** Begin MATERIALS PROVIDED **

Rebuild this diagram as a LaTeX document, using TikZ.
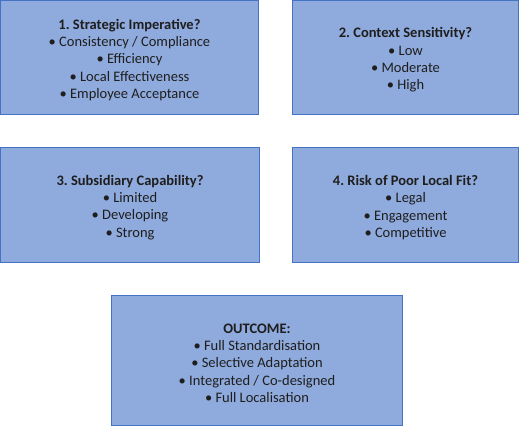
\documentclass[tikz,border=0pt]{standalone}
\usepackage{fontspec}
\setmainfont{Carlito}
\frenchspacing
\usetikzlibrary{positioning}
\colorlet{background}{white}
\definecolor{penColor}{HTML}{4472C4}
\definecolor{fill1}{HTML}{8FAADC}
\definecolor{inkColor}{HTML}{1E1E1E}
\newcommand{\toppad}{\rule{0pt}{15pt}}
\tikzset{
  askbox/.style={draw=penColor, line width=1.2pt, fill=fill1, align=center,
    text=inkColor, inner sep=0pt, font=\fontsize{14.5}{17.4}\selectfont},
}

\begin{document}
\begin{tikzpicture}[x=1pt,y=-1pt]
      \useasboundingbox[fill=background] (0,0) rectangle (520,427);
      % the four questions
      \node[askbox, minimum width=258pt, minimum height=114pt] (strategic) at (129.5,57.5)
        {\toppad\textbf{1. Strategic Imperative?}\\ • Consistency / Compliance\\ • Efficiency\\ • Local Effectiveness\\ • Employee Acceptance};
      \node[askbox, minimum width=226pt, minimum height=114pt] (context) at (405.5,57.5)
        {\toppad\textbf{2. Context Sensitivity?}\\ • Low\\ • Moderate\\ • High};
      \node[askbox, minimum width=259pt, minimum height=115pt] (capability) at (130,205)
        {\toppad\textbf{3. Subsidiary Capability?}\\ • Limited\\ • Developing\\ • Strong};
      \node[askbox, minimum width=226pt, minimum height=115pt] (risk) at (405.5,205)
        {\toppad\textbf{4. Risk of Poor Local Fit?}\\ • Legal\\ • Engagement\\ • Competitive};
      % the outcome
      \node[askbox, minimum width=291pt, minimum height=130pt] (outcome) at (257,360.5)
        {\toppad\textbf{OUTCOME:}\\ • Full Standardisation\\ • Selective Adaptation\\ • Integrated / Co-designed\\ • Full Localisation};
    \end{tikzpicture}
\end{document}
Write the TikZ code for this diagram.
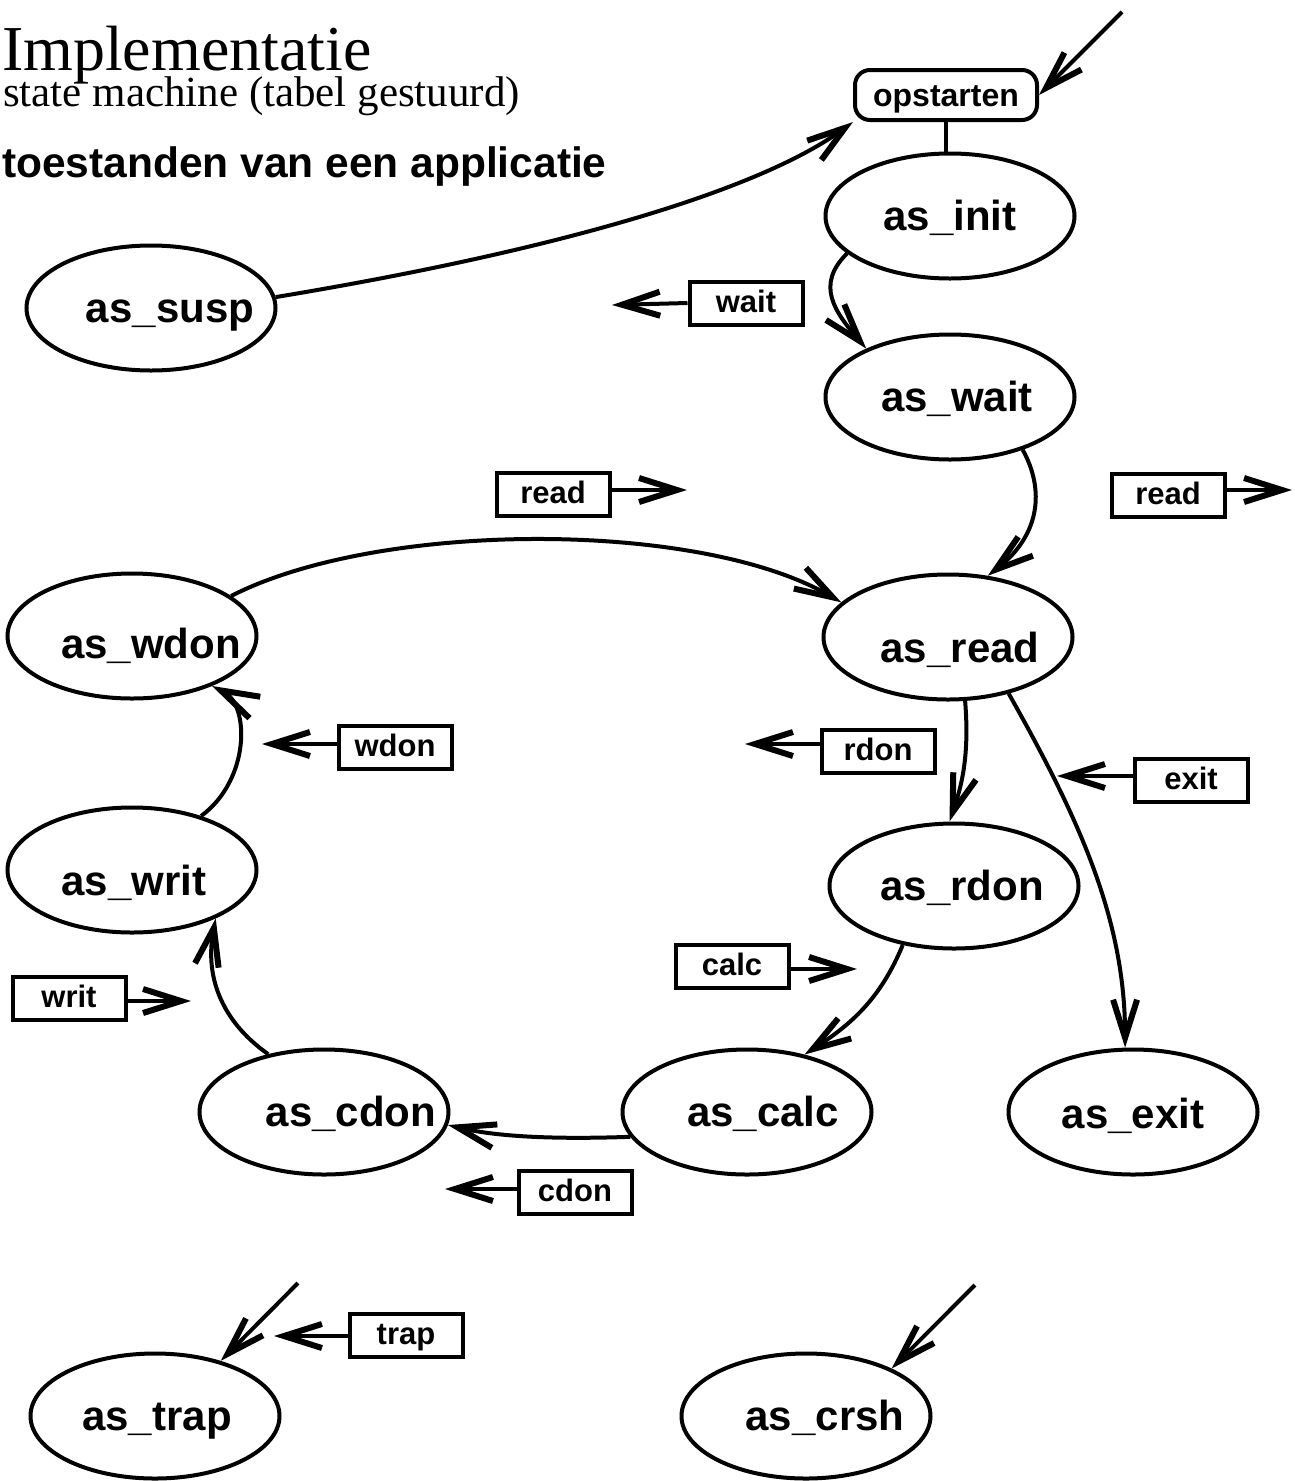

** End MATERIALS PROVIDED **

Return to the listing above and set it down exactly, leaving out its pictures.

* _OUTPUT FOR THIS EXERCISE_:
Rebuild this diagram as a LaTeX document, using TikZ.
\documentclass[tikz,border=0pt]{standalone}
\usepackage{fontspec}
\setmainfont{Carlito}
\frenchspacing
\usetikzlibrary{positioning}
\colorlet{background}{white}
\definecolor{penColor}{HTML}{4472C4}
\definecolor{fill1}{HTML}{8FAADC}
\definecolor{inkColor}{HTML}{1E1E1E}
\newcommand{\toppad}{\rule{0pt}{15pt}}
\tikzset{
  askbox/.style={draw=penColor, line width=1.2pt, fill=fill1, align=center,
    text=inkColor, inner sep=0pt, font=\fontsize{14.5}{17.4}\selectfont},
}

\begin{document}
\begin{tikzpicture}[x=1pt,y=-1pt]
      \useasboundingbox[fill=background] (0,0) rectangle (520,427);
      % the four questions
      \node[askbox, minimum width=258pt, minimum height=114pt] (strategic) at (129.5,57.5)
        {\toppad\textbf{1. Strategic Imperative?}\\ • Consistency / Compliance\\ • Efficiency\\ • Local Effectiveness\\ • Employee Acceptance};
      \node[askbox, minimum width=226pt, minimum height=114pt] (context) at (405.5,57.5)
        {\toppad\textbf{2. Context Sensitivity?}\\ • Low\\ • Moderate\\ • High};
      \node[askbox, minimum width=259pt, minimum height=115pt] (capability) at (130,205)
        {\toppad\textbf{3. Subsidiary Capability?}\\ • Limited\\ • Developing\\ • Strong};
      \node[askbox, minimum width=226pt, minimum height=115pt] (risk) at (405.5,205)
        {\toppad\textbf{4. Risk of Poor Local Fit?}\\ • Legal\\ • Engagement\\ • Competitive};
      % the outcome
      \node[askbox, minimum width=291pt, minimum height=130pt] (outcome) at (257,360.5)
        {\toppad\textbf{OUTCOME:}\\ • Full Standardisation\\ • Selective Adaptation\\ • Integrated / Co-designed\\ • Full Localisation};
    \end{tikzpicture}
\end{document}
Write the TikZ code for this diagram.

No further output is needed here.